Одновременно с этим на Западе формировалась иная, нарциссическая традиция подачи собственной истории. О ней в своей «Истории Европы» замечательно высказался уже цитировавшийся Норман Дэвис: «Европейские историки часто подходили к своему предмету как Нарцисс к пруду: они искали в нем только отражение своей красоты». Дэвис ясно указывает на огромную опасность такого «стиля самовосхваления»: «Провоцирующие рознь установки западной цивилизации — верный путь к катастрофам». Беда в том, что огромный массив самовосхваляющих исторических сочинений исправно переводился, начиная с XVIII века, на русский язык, и все их содержимое бралось в России на веру. Контраст с «кровавой и косной» империей не мог не порождать необратимые установки в головах читателей.
Эта беда не миновала и отечественных историков. Интеллигент внушаем и почтителен к «Европе», так что минимум с середины XIX века многие либералы сами того не замечая, уже смотрят на свою родину сквозь чужие, изначально неблагосклонные очки. Вздор мало-помалу перетекал в российскую публицистику, впитывался сознанием в качестве доказанных истин.
Среди наших историков были, конечно, и другие тенденции, но западный взгляд (особенно на протяжении шести с лишним либеральных и радикальных десятилетий от воцарения Александра II до 1917 года) брал верх. «Русская история стала искажаться задолго до коммунистической власти: страстная радикальная мысль в нашей стране перекашивала русское прошлое соответственно целям своей борьбы» (А.И. Солженицын).
Свой вклад в антирусскую риторику внесли и основоположники марксизма — да такой, что некоторые их труды были негласно запрещены(!) к изданию в СССР86. Эти труды не остались, однако, не прочитанными учениками основоположников в старой России, и кое-кто из них полностью принял мнение Маркса-Энгельса о «гнусности» русской истории.

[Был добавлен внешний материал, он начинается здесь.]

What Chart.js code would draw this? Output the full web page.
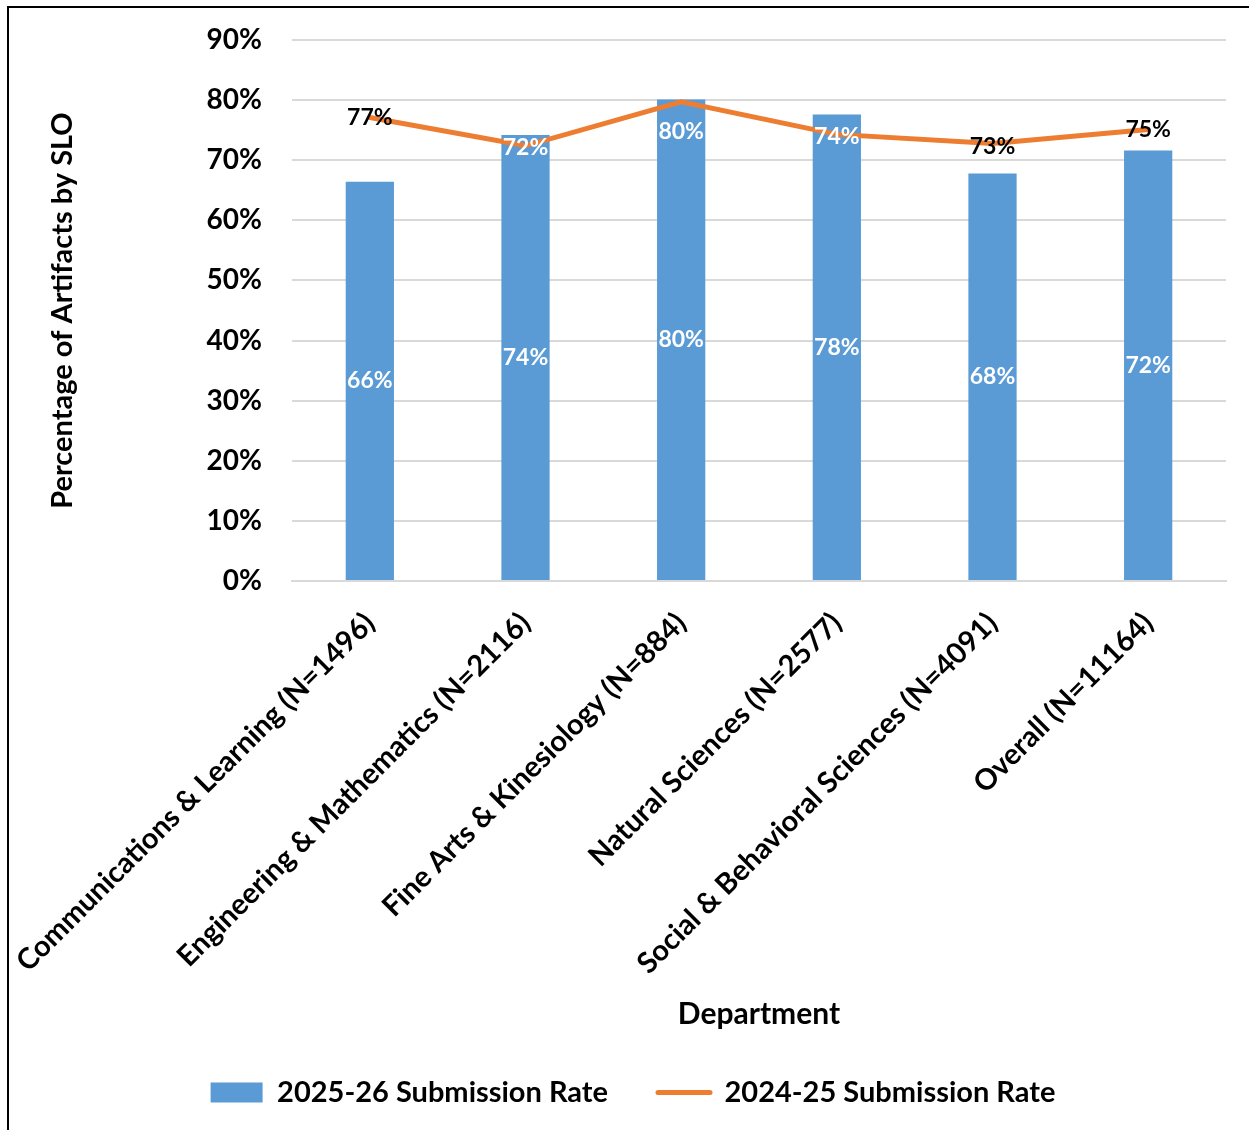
<!DOCTYPE html>
<html>
<head>
<meta charset="utf-8">
<title>Submission Rate by Department</title>
<script src="https://cdn.jsdelivr.net/npm/chart.js@4.4.1/dist/chart.umd.min.js"></script>
<style>
  html, body { margin: 0; padding: 0; background: #fff; }
  #chartBox { position: relative; width: 1249px; height: 1130px; }
</style>
</head>
<body>
<div id="chartBox"><canvas id="submissionChart" width="1249" height="1130"></canvas></div>
<script>
// chart data
const departments = [
  "Communications & Learning (N=1496)",
  "Engineering & Mathematics (N=2116)",
  "Fine Arts & Kinesiology (N=884)",
  "Natural Sciences (N=2577)",
  "Social & Behavioral Sciences (N=4091)",
  "Overall (N=11164)"
];
const rate2025 = [66.4, 74.2, 80.1, 77.6, 67.8, 71.6];
const rate2024 = [77.1, 72.4, 79.7, 74.3, 72.8, 75.1];
const yTickValues = [0, 10, 20, 30, 40, 50, 60, 70, 80, 90];

// label styling for the 2024-25 line (white where it sits on a bar)
const lineLabelColors = ["#000", "#fff", "#fff", "#fff", "#000", "#000"];
const lineLabelShift = [0, 2, 30, 2, 3, 0];

const BLUE = "#5b9bd5";
const ORANGE = "#ed7d31";

Chart.defaults.font.family = "Lato, 'Open Sans', sans-serif";
Chart.defaults.font.weight = "bold";
Chart.defaults.color = "#000";

// white background + black frame on top/left edge
const frame = {
  id: "frame",
  beforeDraw(chart) {
    const ctx = chart.ctx;
    ctx.save();
    ctx.fillStyle = "#fff";
    ctx.fillRect(0, 0, chart.width, chart.height);
    ctx.strokeStyle = "#000";
    ctx.lineWidth = 2;
    ctx.beginPath();
    ctx.moveTo(8, chart.height);
    ctx.lineTo(8, 7);
    ctx.lineTo(chart.width, 7);
    ctx.stroke();
    ctx.restore();
  }
};

// value labels for bars and line points
const valueLabels = {
  id: "valueLabels",
  afterDatasetsDraw(chart) {
    const ctx = chart.ctx;
    ctx.save();
    ctx.font = "bold 23px Lato";
    ctx.textAlign = "center";
    ctx.textBaseline = "middle";
    chart.getDatasetMeta(0).data.forEach((bar, i) => {
      ctx.fillStyle = "#fff";
      ctx.fillText(Math.round(rate2025[i]) + "%", bar.x, (bar.y + bar.base) / 2);
    });
    chart.getDatasetMeta(1).data.forEach((pt, i) => {
      ctx.fillStyle = lineLabelColors[i];
      ctx.fillText(Math.round(rate2024[i]) + "%", pt.x, pt.y + lineLabelShift[i]);
    });
    ctx.restore();
  }
};

const ctx = document.getElementById("submissionChart").getContext("2d");
new Chart(ctx, {
  type: "bar",
  data: {
    labels: departments,
    datasets: [
      {
        type: "bar",
        label: "2025-26 Submission Rate",
        data: rate2025,
        backgroundColor: BLUE,
        barPercentage: 0.31,
        categoryPercentage: 1,
        order: 1
      },
      {
        type: "line",
        label: "2024-25 Submission Rate",
        data: rate2024,
        borderColor: ORANGE,
        borderWidth: 5,
        borderCapStyle: "round",
        pointRadius: 0,
        tension: 0,
        fill: false,
        order: 0
      }
    ]
  },
  options: {
    responsive: false,
    animation: false,
    layout: {
      padding: { left: 40, right: 23, top: 40, bottom: 13 }
    },
    plugins: {
      tooltip: { enabled: false },
      legend: {
        position: "bottom",
        labels: {
          font: { size: 29, weight: "bold" },
          color: "#000",
          usePointStyle: true,
          pointStyleWidth: 52,
          boxHeight: 20,
          padding: 50,
          generateLabels: function () {
            return [
              {
                text: "2025-26 Submission Rate",
                pointStyle: "rect",
                fillStyle: BLUE,
                strokeStyle: BLUE,
                lineWidth: 0,
                datasetIndex: 0
              },
              {
                text: "2024-25 Submission Rate",
                pointStyle: "line",
                fillStyle: ORANGE,
                strokeStyle: ORANGE,
                lineWidth: 5,
                lineCap: "round",
                datasetIndex: 1
              }
            ];
          }
        }
      }
    },
    scales: {
      x: {
        grid: { display: false },
        border: { color: "#d9d9d9", width: 2 },
        ticks: {
          font: { size: 29, weight: "bold" },
          color: "#000",
          minRotation: 45,
          maxRotation: 45,
          autoSkip: false,
          padding: 17
        },
        title: {
          display: true,
          text: "Department",
          font: { size: 30, weight: "bold" },
          color: "#000",
          padding: { top: 0, bottom: -4 }
        },
        afterFit(scale) {
          scale.height = 447;
          scale.paddingLeft = 0;
          scale.paddingRight = 0;
        }
      },
      y: {
        min: 0,
        max: 90,
        afterBuildTicks(scale) {
          scale.ticks = yTickValues.map(v => ({ value: v }));
        },
        grid: { color: "#d9d9d9", lineWidth: 2, drawTicks: false },
        border: { display: false },
        ticks: {
          font: { size: 28, weight: "bold" },
          color: "#000",
          padding: 30,
          callback: v => v + "%"
        },
        title: {
          display: true,
          text: "Percentage of Artifacts by SLO",
          font: { size: 29, weight: "bold" },
          color: "#000",
          padding: { top: 5, bottom: 0 }
        },
        afterFit(scale) {
          scale.width = 252;
          scale.paddingTop = 0;
          scale.paddingBottom = 0;
        }
      }
    }
  },
  plugins: [frame, valueLabels]
});
</script>
</body>
</html>
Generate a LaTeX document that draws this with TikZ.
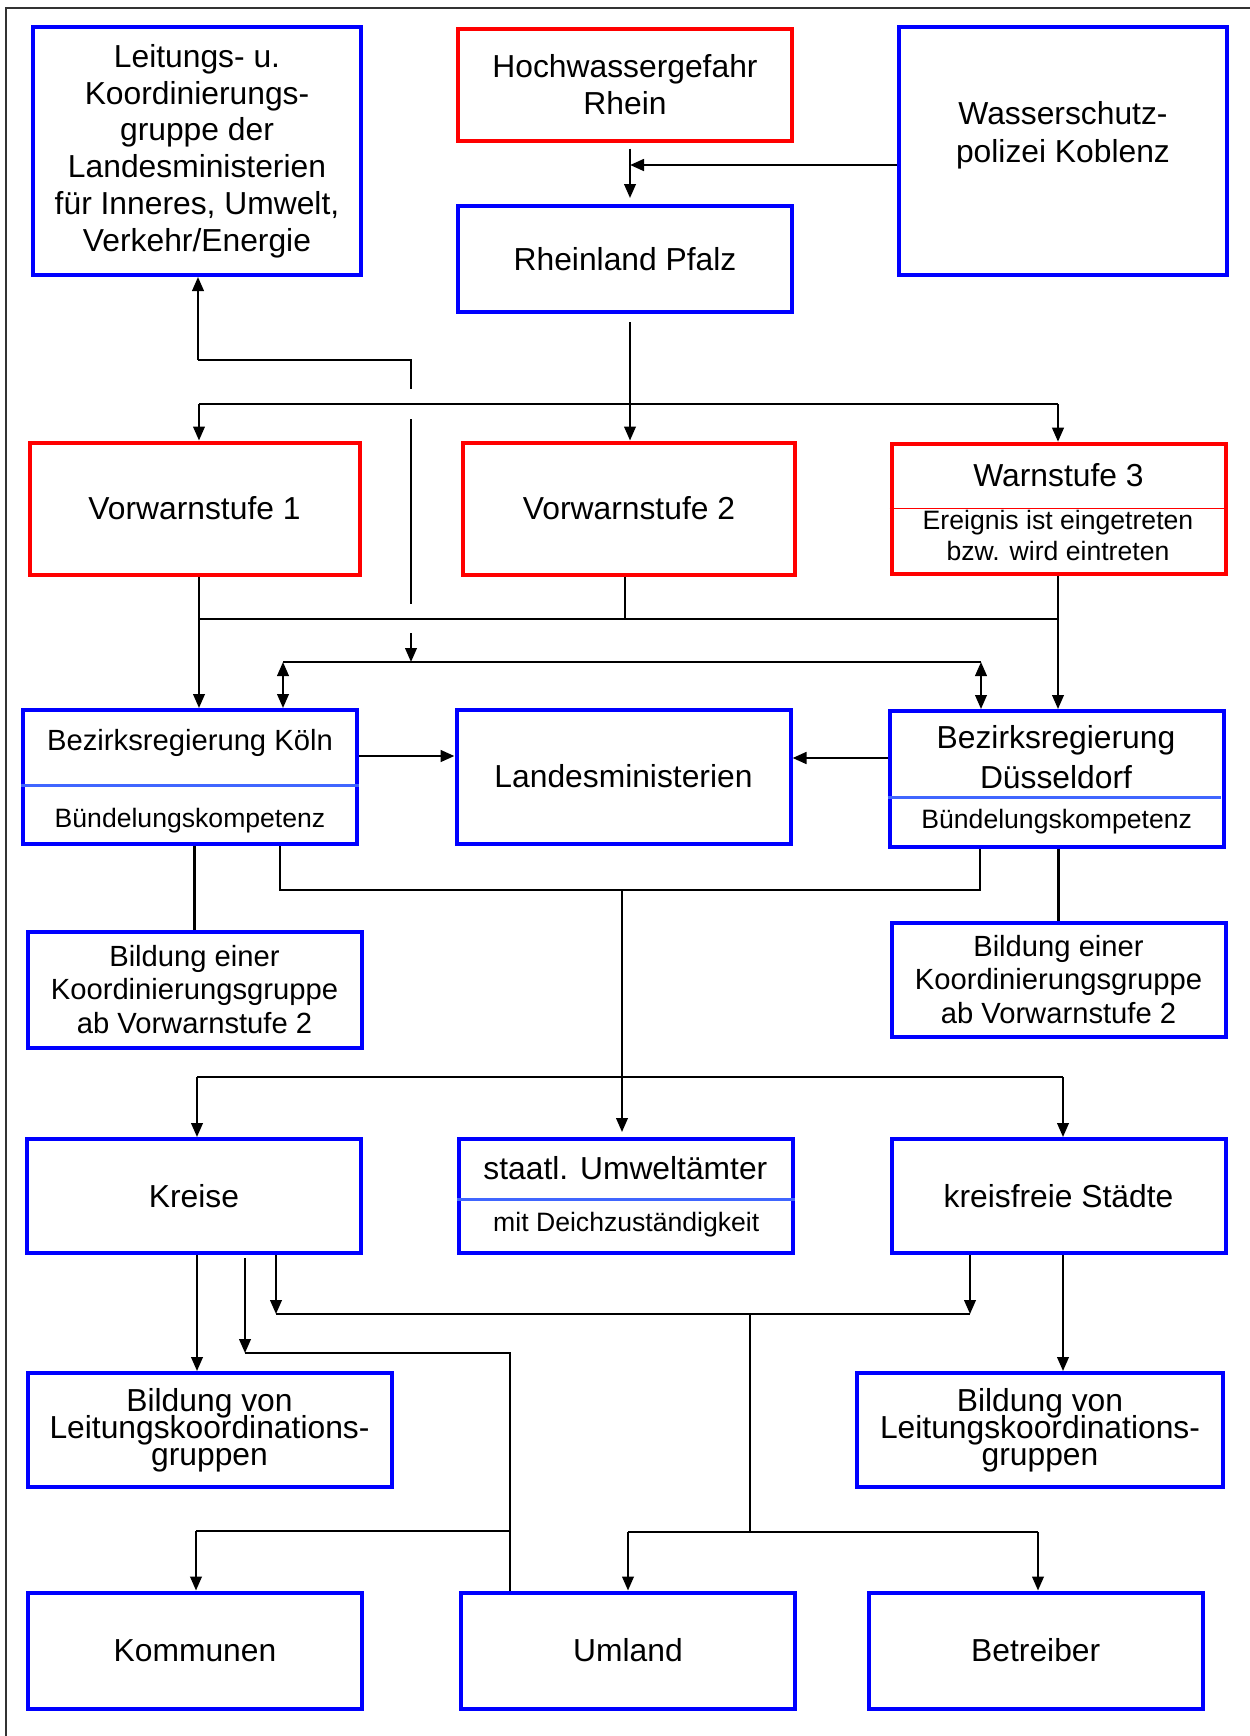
\documentclass[tikz,border=0pt]{standalone}
\usepackage{fontspec}
\setmainfont{Liberation Sans}
\usetikzlibrary{calc}
\usetikzlibrary{arrows.meta}

\newcommand\txtL{\fontsize{15.9}{18.4}\selectfont}
\newcommand\txtM{\fontsize{14.6}{16.7}\selectfont}
\newcommand\txtS{\fontsize{13.3}{15.4}\selectfont}
\newcommand\txtT{\fontsize{15.9}{13.6}\selectfont\lineskiplimit=-20pt\relax}
\definecolor{bblue}{RGB}{0,0,255}
\definecolor{rred}{RGB}{255,0,0}
\definecolor{lblue}{RGB}{64,102,255}

\begin{document}
\begin{tikzpicture}[x=.5pt, y=-.5pt,
  box/.style={draw=bblue, line width=2pt, minimum width=167pt, minimum height=57pt, inner sep=0pt, align=center, font=\txtL},
  rbox/.style={box, draw=rred},
  txt/.style={inner sep=0pt, align=center},
  con/.style={line width=1.05pt},
  arr/.style={con, -{Triangle[length=7pt,width=5.8pt]}},
  dbl/.style={con, {Triangle[length=7pt,width=5.8pt]}-{Triangle[length=7pt,width=5.8pt]}},
  divline/.style={lblue, line width=1.5pt}]

\useasboundingbox (0,0) rectangle (1249,1736);
\draw[line width=1pt, black!80] (6,1760) -- (6,8) -- (1270,8);

\node[box, minimum width=164pt, minimum height=124pt] (lkg) at (197,151) {Leitungs- u.\\Koordinierungs-\\gruppe der\\Landesministerien\\für Inneres, Umwelt,\\Verkehr/Energie};
\node[rbox, minimum height=56pt] (hw) at (625,84.5) {Hochwassergefahr\\Rhein};
\node[box, minimum width=164pt, minimum height=124pt] (wsp) at (1063,151) {};
\node[txt, font=\fontsize{15.9}{19}\selectfont] (wsp-t) at (1063,135) {Wasserschutz-\\polizei Koblenz};
\node[box, minimum height=53pt] (rlp) at (625,259) {Rheinland Pfalz};

\node[rbox, minimum width=165pt, minimum height=66pt] (vw1) at (194.5,508.5) {Vorwarnstufe 1};
\node[rbox, minimum width=166pt, minimum height=66pt] (vw2) at (629,508.5) {Vorwarnstufe 2};
\node[rbox, minimum height=65pt] (ws3) at (1058.5,508.7) {};
\node[txt, anchor=base, font=\txtL] (ws3-t) at (1058.5,486.7) {Warnstufe 3};
\node[txt, font=\txtS] (ws3-s) at (1058,535.5) {Ereignis ist eingetreten\\bzw. wird eintreten};
\draw[rred, line width=.6pt] (ws3.west) -- (ws3.east);

\node[box, minimum height=67pt] (koeln) at (190,777) {};
\node[txt, anchor=base, font=\txtM] (koeln-t) at (190,750) {Bezirksregierung Köln};
\node[txt, anchor=base, font=\txtS] (koeln-s) at (190,827.3) {Bündelungskompetenz};
\draw[divline] ([yshift=-4.35pt]koeln.west) -- ([yshift=-4.35pt]koeln.east);
\node[box, minimum height=67pt] (lm) at (623.5,776.5) {Landesministerien};
\node[box, minimum height=68pt] (duess) at (1056.5,779) {};
\node[txt, font=\fontsize{15.9}{20}\selectfont] (duess-t) at (1056,757.5) {Bezirksregierung\\Düsseldorf};
\node[txt, anchor=base, font=\txtS] (duess-s) at (1056.7,828) {Bündelungskompetenz};
\draw[divline] ([yshift=-9pt]duess.west) -- ([yshift=-9pt,xshift=-2.5pt]duess.east);

\node[box, minimum height=58pt, font=\txtM] (kgl) at (194.5,989.5) {Bildung einer\\Koordinierungsgruppe\\ab Vorwarnstufe 2};
\node[box, minimum height=57pt, font=\txtM] (kgr) at (1058.5,979.5) {Bildung einer\\Koordinierungsgruppe\\ab Vorwarnstufe 2};

\node[box] (kreise) at (194,1196) {Kreise};
\node[box] (uwa) at (626,1196) {};
\node[txt, anchor=base, font=\txtL] (uwa-t) at (625.4,1179) {staatl. Umweltämter};
\node[txt, anchor=base, font=\txtS] (uwa-s) at (626.3,1231) {mit Deichzuständigkeit};
\draw[divline] ([yshift=-1.5pt]uwa.west) -- ([yshift=-1.5pt]uwa.east);
\node[box] (kfs) at (1058.5,1196) {kreisfreie Städte};

\node[box, minimum width=182pt, font=\txtT] (lkl) at (209.5,1430) {Bildung von\\Leitungskoordinations-\\gruppen};
\node[box, minimum width=183pt, font=\txtT] (lkr) at (1040,1430) {Bildung von\\Leitungskoordinations-\\gruppen};

\node[box, minimum height=58pt] (kom) at (195,1650.5) {Kommunen};
\node[box, minimum height=58pt] (uml) at (628,1650.5) {Umland};
\node[box, minimum height=58pt] (betr) at (1035.75,1650.5) {Betreiber};

\coordinate (cHW) at (630,165);
\coordinate (jV1) at (199,404); \coordinate (jV2) at (630,404); \coordinate (jV3) at (1058,404);
\coordinate (jL1) at (198,360); \coordinate (jL2) at (411,360); \coordinate (jL3) at (411,662);
\coordinate (g1a) at (411,389); \coordinate (g1b) at (411,419);
\coordinate (g2a) at (411,604); \coordinate (g2b) at (411,633);
\coordinate (jB1) at (199,619); \coordinate (jB2) at (625,619); \coordinate (jB3) at (1058,619);
\coordinate (jD1) at (283,662); \coordinate (jD2) at (981,662);
\coordinate (jKL) at (400,756); \coordinate (jDL) at (840,758);
\coordinate (jK1) at (280,890); \coordinate (jK2) at (980,890); \coordinate (jM) at (622,890);
\coordinate (jU1) at (197,1077); \coordinate (jU2) at (1063,1077);
\coordinate (jA1) at (276,1314); \coordinate (jA2) at (970,1314); \coordinate (jA3) at (750,1314);
\coordinate (jC1) at (245,1353); \coordinate (jC2) at (510,1353);
\coordinate (jC0) at (196,1531); \coordinate (jC3) at (510,1531);
\coordinate (jE1) at (628,1532); \coordinate (jE2) at (1038,1532); \coordinate (jE3) at (750,1532);

\draw[arr, shorten <=3pt, shorten >=3pt] (hw.south -| cHW) -- (rlp.north -| cHW);
\draw[arr, line width=1.4pt] (wsp.west |- cHW) -- (cHW);
\draw[arr, shorten <=4pt] (rlp.south -| jV2) -- (vw2.north -| jV2);
\draw[con] (jV1) -- (jV3);

\draw[arr] (jL1) -- (lkg.south -| jL1);
\draw[con] (jL1) -- (jL2) -- (g1a);
\draw[con] (g1b) -- (g2a);
\draw[arr] (g2b) -- (jL3);

\draw[arr] (vw1.south -| jB1) -- (koeln.north -| jB1);
\draw[con] (vw2.south -| jB2) -- (jB2);
\draw[arr] (ws3.south -| jB3) -- (duess.north -| jB3);
\draw[con] (jB1) -- (jB3);

\draw[con] (jD1) -- (jD2);
\draw[dbl] (jD1) -- (koeln.north -| jD1);
\draw[dbl] (jD2) -- (duess.north -| jD2);
\draw[arr, line width=1.4pt] (koeln.east |- jKL) -- (lm.west |- jKL);
\draw[arr, line width=1.4pt] (duess.west |- jDL) -- (lm.east |- jDL);

\draw[con] (koeln.south -| kgl.north) -- (kgl.north);
\draw[con] (duess.south -| kgr.north) -- (kgr.north);
\draw[con] (koeln.south -| jK1) -- (jK1) -- (jK2) -- (duess.south -| jK2);
\draw[arr, shorten >=2.5pt] (jM) -- (uwa.north -| jM);
\draw[con] (jU1) -- (jU2);

\draw[arr] (kreise.south -| jU1) -- (lkl.north -| jU1);
\draw[arr] (kfs.south -| jU2) -- (lkr.north -| jU2);
\draw[arr, shorten <=1.5pt] (kreise.south -| jC1) -- (jC1);
\draw[con] (jC1) -- (jC2) -- (uml.north -| jC2);
\draw[con] (jC0) -- (jC3);
\draw[arr] (kreise.south -| jA1) -- (jA1);
\draw[arr] (kfs.south -| jA2) -- (jA2);
\draw[con] (jA1) -- (jA2);
\draw[con] (jA3) -- (jE3);
\draw[con] (jE1) -- (jE2);

\foreach \c/\n in {jV1/vw1, jV3/ws3, jU1/kreise, jU2/kfs, jC0/kom, jE1/uml, jE2/betr}
  \draw[arr] (\c) -- (\n.north -| \c);

\end{tikzpicture}
\end{document}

Взгляд на «плохую» отечественную историю был радостно подхвачен большевистскими смердяковыми, попал в школьные учебники, упрочился в подкорке у правых и левых (пусть и с разными мотивировками). Когда, начиная с 60-х, в СССР стали просачиваться запретные книги из-за рубежа, оказалось, что ветхие идеи продолжают жить и там, хоть и слегка обновленной жизнью. Общественный заказ и логика холодной войны подтолкнули развитие старых мифов на Западе в предсказуемом направлении: большевизм стал изображаться как естественное продолжение исторического пути России, от века прозябающей под знаком «парадигмы несвободы».
Современный российский учебник для 10-х классов «Отечественная история» (сочинительницы Жарова Л.Н. и Мишина И.А.) описывает рубеж XIX-XX вв. в таких замечательных выражениях: «полуазиатская деспотическая власть царя..., забитость крестьянства»; «российское государство, вырываясь из оков варварства...» и проч.
То, как в стране принято освещать свой исторический путь, бесконечно важно для духа нации. Многие слышали выражение: «Битву при Садовой выиграл прусский школьный учитель», это довольно избитый афоризм. Мало кто, правда, ответит на вопрос, что же именно внушил этот самый учитель своим ученикам, и о какой битве речь. Это стоит знать.
Победа прусского войска над австрийским в 1866 году при Садовой (ныне в Чехии) открыла дорогу к объединению Германии. Произошло это два поколения спустя после унизительного Тильзитского мира 1807 года, по которому Пруссия утратила половину территории и населения и должна была, казалось, навек расстаться с мечтой о германском единстве. Вопреки жестоким реалиям (Венский конгресс 1815 года утвердил раскол Германии на 39 государств), эти два поколения воспитывались отнюдь не в унынии и пораженчестве. Не смирившись, казалось бы, с очевидным, «прусский учитель» внушал своим ученикам, что Германия разделена не навек, что немцы заслуживают лучшей участи, он воспитывал в них высокий дух, патриотизм, веру в свои силы, он пересказывал им слова Фихте о немецком величии. И этого оказалось достаточно!